Ce que nous pouvons retirer de nos enquêtes auprès des enseignants, c’est que les retards des élèves en difficulté ou qui avaient décroché avant la crise se sont accumulés. Le fossé se creuse entre les élèves plus avancés et ceux plus en difficulté. Cela est notamment dû à cette perte de rythme, à cette difficulté de s’organiser à domicile. En primaire, les enseignants nous disent qu’ils fonctionnaient durant le confinement davantage avec l’envoi d’exercices à imprimer et à numériser et renvoyer à l’enseignant en retour parce que les plus jeunes sont fortement désarmés face à l’utilisation des nouvelles technologies.

A côté des épreuves certificatives externes qui auront bien lieu cette année (CEB en fin de 6e primaire, le CE1D en fin de 2e secondaire et le CESS en fin de rétho), des questions se posent sur les examens à organiser dans les autres niveaux. Faut-il les prévoir, selon vous ?

L’évaluation doit faire partie intégrante du processus d’apprentissage, c’est important pour savoir si l’élève a progressé ou, au contraire, accumulé du retard. Il faut tenir compte de l’enseignement hybride des classes du secondaire. L’évaluation doit permettre de progresser, mais pas de sanctionner. Il faut que les enseignants soient bienveillants même s’ils le sont déjà au quotidien. C’est dommage que les évaluations aient ce côté stressant, mais au plus on va évaluer, au plus le stress va diminuer. Certains enseignants nous disent d’ailleurs qu’ils ont multiplié ces derniers temps les évaluations, non pas pour sanctionner les élèves, mais plus pour les rassurer, voir où le bât blesse afin de leur venir en aide, notamment en proposant de la différenciation. Cela ne peut passer que par des évaluations régulières et sommatives. Le rôle des conseils de classe en fin d’année est aussi très important.

L’évaluation doit faire partie intégrante du processus d’apprentissage, c’est important pour savoir si l’élève a progressé ou, au contraire, accumulé du retard.

Comment préparer au mieux la prochaine rentrée ?

Il est important de déjà penser à la rentrée 2021-2022. Si l’enseignement hybride se poursuit, on ne peut pas faire l’impasse sur une réflexion sur les conditions les plus efficaces pour mener cet enseignement. Doit-on l’organiser un jour à la maison, un jour à l’école ou alterner une semaine sur deux ? Ces façons différentes de fonctionner ont des impacts différents sur les élèves. Nos hypothèses doivent encore être confirmées, mais, a priori, on voit à travers les contacts qu’on a avec les enseignants que quand les élèves sont plus régulièrement à l’école, cela influence positivement l’apprentissage.
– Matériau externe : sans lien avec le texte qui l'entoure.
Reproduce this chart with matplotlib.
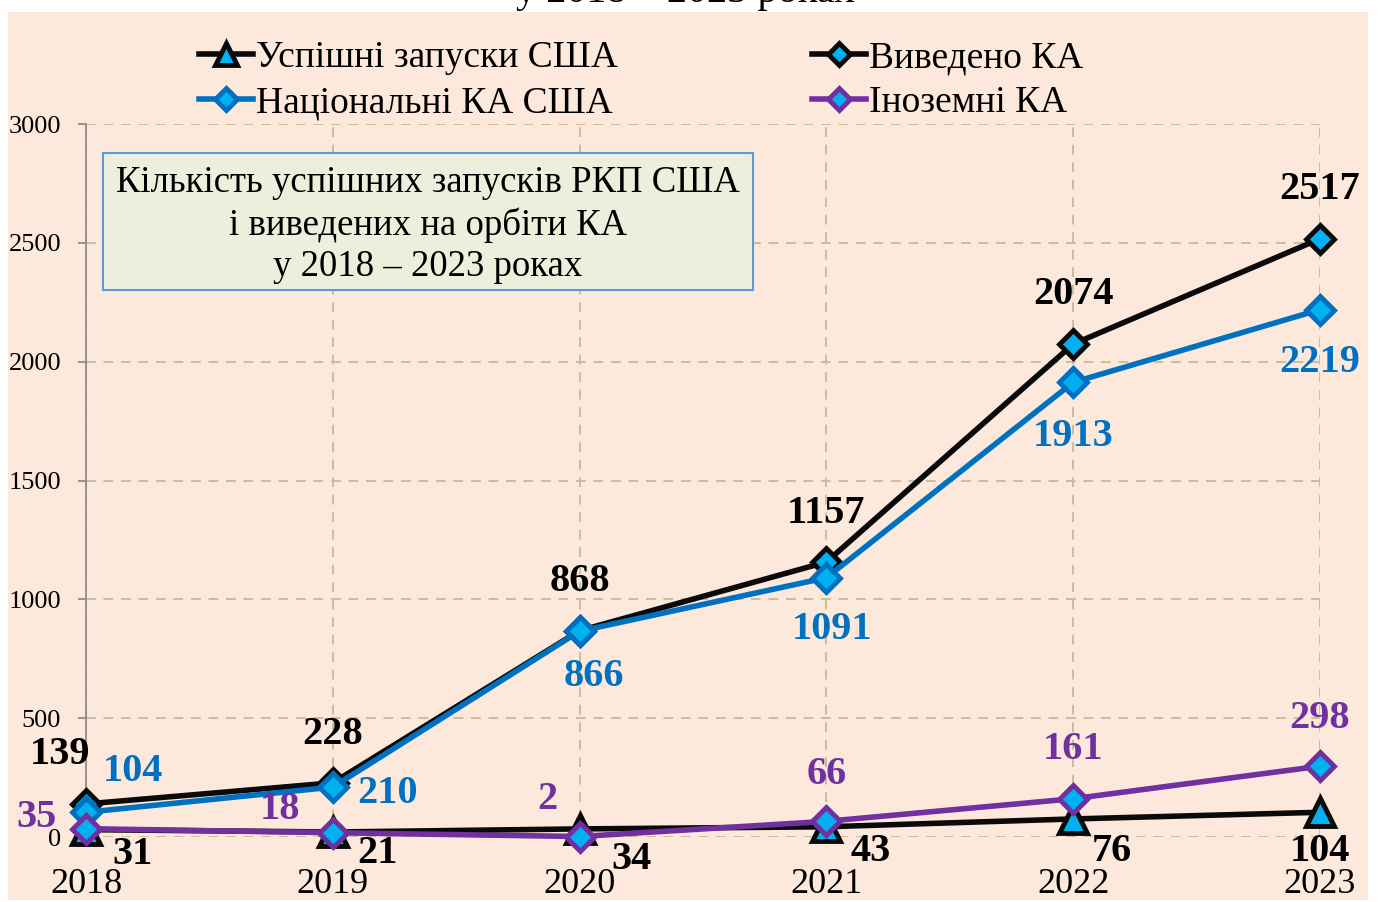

La taille des groupes influence aussi grandement la qualité d’enseignement et d’apprentissage. Chaque école s’est organisée en FWB comme elles pouvaient, Il est difficile d’avoir un point de vue univoque et clair tant les situations sur le terrain sont différentes.

Comment l’école peut-elle tirer profit de cette crise sanitaire ?

La crise doit permettre à l’école de faire un bond en avant en matière de numérique dans l’ensemble des niveaux scolaires. Les situations sont, encore une fois, très différentes d’une école à une autre, cela dépend du milieu socio-économique ou des affinités des enseignants avec les nouvelles technologies.